Exercise → Leaving out every picture, copy the lines of the data exactly, from the first through the line containing "depth = 39.5".

#### Given data ####

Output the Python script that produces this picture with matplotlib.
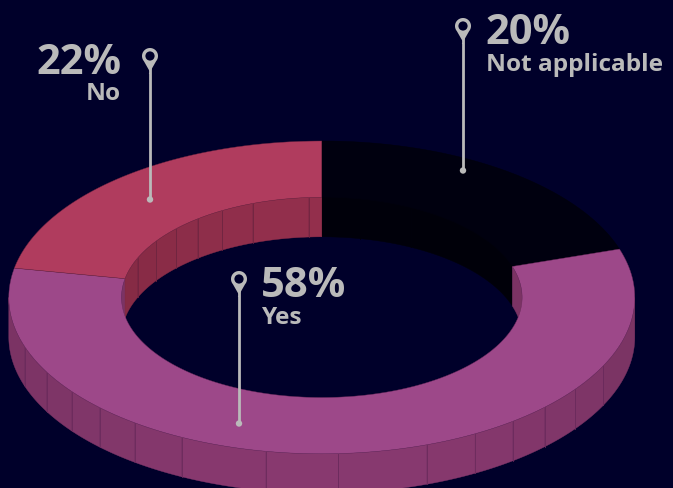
import numpy as np
import matplotlib.pyplot as plt
from matplotlib.colors import to_rgb
from matplotlib.patches import Polygon, Circle

labels = ["Not applicable", "Yes", "No"]
shares = [20, 58, 22]
top_colors = ["#00000f", "#9d4889", "#b03c5e"]
wall_colors = ["#00000a", "#88396f", "#932f4c"]
edge_colors = ["#00000a", "#6a2a5c", "#6e2540"]

# facet seams on the walls, degrees clockwise from the top
outer_seams = [116, 126, 134.6, 142.4, 150.7, 160.4, 177, 190.3, 206.6, 216.7, 225.2, 233, 241.5, 251.6]
inner_seams = [11, 26.5, 293.2, 304.2, 313.4, 321.7, 330.2, 339.8, 356.2]

BG = "#00002a"
TEXT = "#bababa"
cx, cy = 321.8, 298.4
rx, ry = 313, 156.4
inner = 0.64
depth = 39.5


def ring_xy(theta, scale, drop=0):
    t = np.radians(theta)
    return np.column_stack([cx + rx * scale * np.sin(t), cy - ry * scale * np.cos(t) + drop])


def wall(ax, a, b, scale, color):
    # one facet of a wall between angles a and b
    th = np.linspace(a, b, 40)
    pts = np.vstack([ring_xy(th, scale), ring_xy(th[::-1], scale, depth)])
    mid = np.radians((a + b) / 2)
    shade = 1 - 0.1 * abs(np.sin(mid)) ** 2
    rgb = tuple(c * shade for c in to_rgb(color))
    ax.add_patch(Polygon(pts, closed=True, fc=rgb, ec=rgb, lw=0.3))


def walls(ax, a, b, lo, hi, scale, seams, color, seam):
    start, stop = max(a, lo), min(b, hi)
    if start >= stop:
        return
    inside = sorted(s for s in seams if start < s < stop)
    cuts = [start] + inside + [stop]
    for p, q in zip(cuts[:-1], cuts[1:]):
        wall(ax, p, q, scale, color)
    for s in inside:
        top = ring_xy(np.array([s]), scale)[0]
        ax.plot([top[0], top[0]], [top[1], top[1] + depth], color=seam, lw=0.6, zorder=2)


def pin(ax, x, ytop, ydot):
    # teardrop head, stem and end dot of a callout
    yc = ytop + 9
    th = np.linspace(-130, 130, 60)
    head = np.column_stack([x + 8 * np.sin(np.radians(th)), yc - 8 * np.cos(np.radians(th))])
    head = np.vstack([[x + 1.2, yc + 18], head, [x - 1.2, yc + 18]])
    ax.add_patch(Polygon(head, closed=True, fc=TEXT, ec="none", zorder=5))
    ax.add_patch(Circle((x, yc), 4.6, fc=BG, ec="none", zorder=6))
    ax.plot([x, x], [yc + 10, ydot], color=TEXT, lw=2, zorder=5, solid_capstyle="butt")
    ax.add_patch(Circle((x, ydot), 3.2, fc=TEXT, ec="none", zorder=5))


fig = plt.figure(figsize=(6.73, 4.89), dpi=100, facecolor=BG)
ax = fig.add_axes([0, 0, 1, 1])
ax.set_xlim(0, 673)
ax.set_ylim(489, 0)
ax.axis("off")

edges = np.concatenate([[0], np.cumsum(shares)]) / sum(shares) * 360

# back inner walls, then front outer walls, top faces go over them
for i in range(len(shares)):
    a, b = edges[i], edges[i + 1]
    walls(ax, a, b, 0, 90, inner, inner_seams, wall_colors[i], edge_colors[i])
    walls(ax, a, b, 270, 360, inner, inner_seams, wall_colors[i], edge_colors[i])
    walls(ax, a, b, 90, 270, 1, outer_seams, wall_colors[i], edge_colors[i])

for i in range(len(shares)):
    th = np.linspace(edges[i], edges[i + 1], 200)
    pts = np.vstack([ring_xy(th, 1), ring_xy(th[::-1], inner)])
    ax.add_patch(Polygon(pts, closed=True, fc=top_colors[i], ec=edge_colors[i], lw=0.3, zorder=3))

font = "Open Sans"
big = 30
small = 17.6
pin(ax, 463, 18, 171.5)
ax.text(485, 44, f"{shares[0]}%", color=TEXT, fontsize=big, family=font, weight="bold", zorder=7)
ax.text(486, 71, labels[0], color=TEXT, fontsize=small, family=font, weight="bold", zorder=7)

pin(ax, 239, 271, 424.5)
ax.text(261, 297, f"{shares[1]}%", color=TEXT, fontsize=big, family=font, weight="bold", zorder=7)
ax.text(261, 323.5, labels[1], color=TEXT, fontsize=small, family=font, weight="bold", zorder=7)

pin(ax, 150, 48, 200.5)
ax.text(121, 74, f"{shares[2]}%", color=TEXT, fontsize=big, family=font, weight="bold", ha="right", zorder=7)
ax.text(121, 100.5, labels[2], color=TEXT, fontsize=small, family=font, weight="bold", ha="right", zorder=7)

fig.savefig("out.png", dpi=100, facecolor=BG)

####

Task result →
Output the Python script that produces this picture with matplotlib.
import numpy as np
import matplotlib.pyplot as plt
from matplotlib.colors import to_rgb
from matplotlib.patches import Polygon, Circle

labels = ["Not applicable", "Yes", "No"]
shares = [20, 58, 22]
top_colors = ["#00000f", "#9d4889", "#b03c5e"]
wall_colors = ["#00000a", "#88396f", "#932f4c"]
edge_colors = ["#00000a", "#6a2a5c", "#6e2540"]

# facet seams on the walls, degrees clockwise from the top
outer_seams = [116, 126, 134.6, 142.4, 150.7, 160.4, 177, 190.3, 206.6, 216.7, 225.2, 233, 241.5, 251.6]
inner_seams = [11, 26.5, 293.2, 304.2, 313.4, 321.7, 330.2, 339.8, 356.2]

BG = "#00002a"
TEXT = "#bababa"
cx, cy = 321.8, 298.4
rx, ry = 313, 156.4
inner = 0.64
depth = 39.5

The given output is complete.